A steam locomotive has been declared one of the oldest in the world after researchers discovered it was built 10 years earlier than originally thought.

The George Stephenson-built Killingworth Billy was believed to have been constructed in 1826.

However, a new investigation of the engine, on show at North Shields Stephenson Railway Museum, suggests it was constructed in 1816.

That would make it the third-oldest surviving locomotive in the world.

It would also be the oldest surviving locomotive built by Mr Stephenson and the oldest surviving with a standard gauge.

The research was carried out by one of the country's leading authorities on the early railways, Dr Michael Bailey.

It revealed an arrangement of components such as cylinders, valves and wheel axles pointed to the 1816 date.
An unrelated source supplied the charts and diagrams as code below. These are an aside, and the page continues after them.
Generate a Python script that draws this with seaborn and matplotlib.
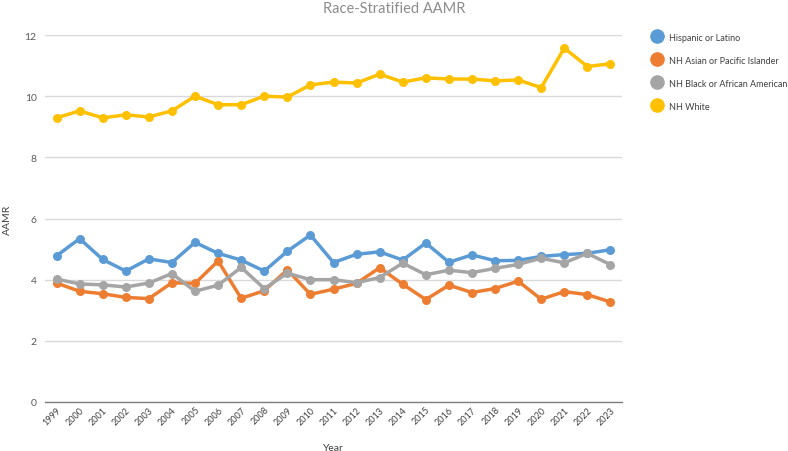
import matplotlib
matplotlib.use("Agg")
import matplotlib.pyplot as plt
from matplotlib.lines import Line2D
import seaborn as sns
import pandas as pd

years = [str(y) for y in range(1999, 2024)]
hispanic = [4.78, 5.34, 4.66, 4.28, 4.68, 4.56, 5.22, 4.86, 4.64, 4.28, 4.93, 5.46, 4.56,
            4.83, 4.91, 4.64, 5.20, 4.57, 4.81, 4.62, 4.63, 4.76, 4.82, 4.86, 4.98]
asian = [3.89, 3.62, 3.54, 3.42, 3.38, 3.90, 3.88, 4.61, 3.39, 3.64, 4.32, 3.52, 3.69,
         3.88, 4.39, 3.85, 3.35, 3.82, 3.58, 3.71, 3.95, 3.36, 3.61, 3.51, 3.27]
black = [4.02, 3.86, 3.83, 3.76, 3.89, 4.20, 3.62, 3.82, 4.40, 3.71, 4.21, 4.00, 4.00,
         3.90, 4.07, 4.54, 4.16, 4.31, 4.23, 4.37, 4.50, 4.70, 4.55, 4.86, 4.49]
white = [9.29, 9.52, 9.29, 9.39, 9.32, 9.52, 10.00, 9.72, 9.72, 10.00, 9.97, 10.37, 10.46,
         10.43, 10.72, 10.46, 10.60, 10.56, 10.56, 10.50, 10.53, 10.28, 11.57, 10.97, 11.06]
groups = ["Hispanic or Latino", "NH Asian or Pacific Islander",
          "NH Black or African American", "NH White"]
colors = ["#5B9BD5", "#ED7D31", "#A5A5A5", "#FFC000"]

rows = []
for g, vals in zip(groups, [hispanic, asian, black, white]):
    for y, v in zip(years, vals):
        rows.append({"Year": y, "AAMR": v, "Group": g})
df = pd.DataFrame(rows)

sns.set_theme(style="white")
plt.rcParams["font.family"] = ["Lato", "DejaVu Sans"]

fig = plt.figure(figsize=(7.88, 4.52), dpi=100)
ax = fig.add_axes([45/788, 49/452, 577/788, 367/452])

sns.pointplot(data=df, x="Year", y="AAMR", hue="Group", hue_order=groups,
              order=years, palette=colors, markers="o", linewidth=2.5,
              markersize=4.6, dodge=False, legend=False, ax=ax)

ax.set_ylim(0, 12)
ax.set_xlim(-0.5, len(years) - 0.5)
ax.set_yticks([0, 2, 4, 6, 8, 10, 12])
ax.yaxis.grid(True, color="#d9d9d9", linewidth=1)
ax.set_axisbelow(True)
for s in ["left", "right", "top"]:
    ax.spines[s].set_visible(False)
ax.spines["bottom"].set_color("#7f7f7f")
ax.spines["bottom"].set_linewidth(1)

ax.tick_params(axis="y", length=0, labelsize=7.5, labelcolor="#595959", pad=6)
ax.tick_params(axis="x", length=0, labelsize=6.5, labelcolor="#404040", pad=2)
for lab in ax.get_xticklabels():
    lab.set_rotation(45)
    lab.set_ha("right")
    lab.set_rotation_mode("anchor")

ax.set_xlabel("Year", fontsize=7.5, color="#404040", labelpad=12)
ax.set_ylabel("AAMR", fontsize=7.5, color="#404040")
ax.yaxis.set_label_coords(-33/577, 0.5)
fig.text(394/788, 1 - 9/452, "Race-Stratified AAMR", ha="center", va="center",
         fontsize=10.5, color="#8c8c8c")

handles = [Line2D([0], [0], marker="o", linestyle="", markersize=9.5,
                  markerfacecolor=c, markeredgecolor=c) for c in colors]
fig.legend(handles, groups, loc="upper left", bbox_to_anchor=(648/788, 1 - 30/452),
           frameon=False, fontsize=6.5, labelcolor="#404040", handletextpad=0.7,
           labelspacing=1.55, borderaxespad=0, handlelength=1.2)

fig.savefig("out.png", dpi=100)
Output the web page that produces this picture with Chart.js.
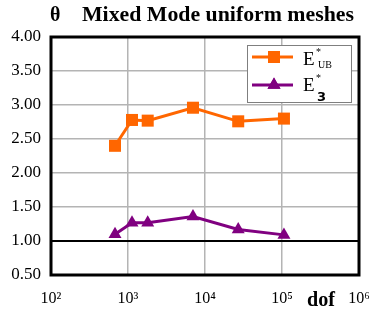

Image source, Getty Images
Image caption,
Northumberland-born engineer George Stephenson was affectionately known as "the father of the railways"

Dr Bailey said: "Billy, as we now see it, has been rebuilt on several occasions.

"The archaeological investigation was to see what the alterations were and the sequence in which they were made.

"Although the locomotive has been rebuilt on several occasions, particular dimensions such as the wheel base indicate very strongly it was built in 1816."

Robin Gibson, railway operations and engineering manager at the museum, said the findings mean the engine could "potentially" be "more important" than the famous Rocket locomotive, which was designed by Stephenson's son, Robert, in 1829.

"It was [George] Stephenson's first standard gauge locomotive that we know of, and is the predecessor of of all the other standard gauge locomotives in the world," he said.

Billy hauled coal wagons to the River Tyne from the Killingworth Colliery where Mr Stephenson worked as an engineer.

It left service in 1879 and was donated to the City of Newcastle in 1881 to commemorate the centenary of the birth of the railway pioneer.

From 22 June, it will feature in the project A History of the North in 100 Objects, part of the Great Exhibition of the North.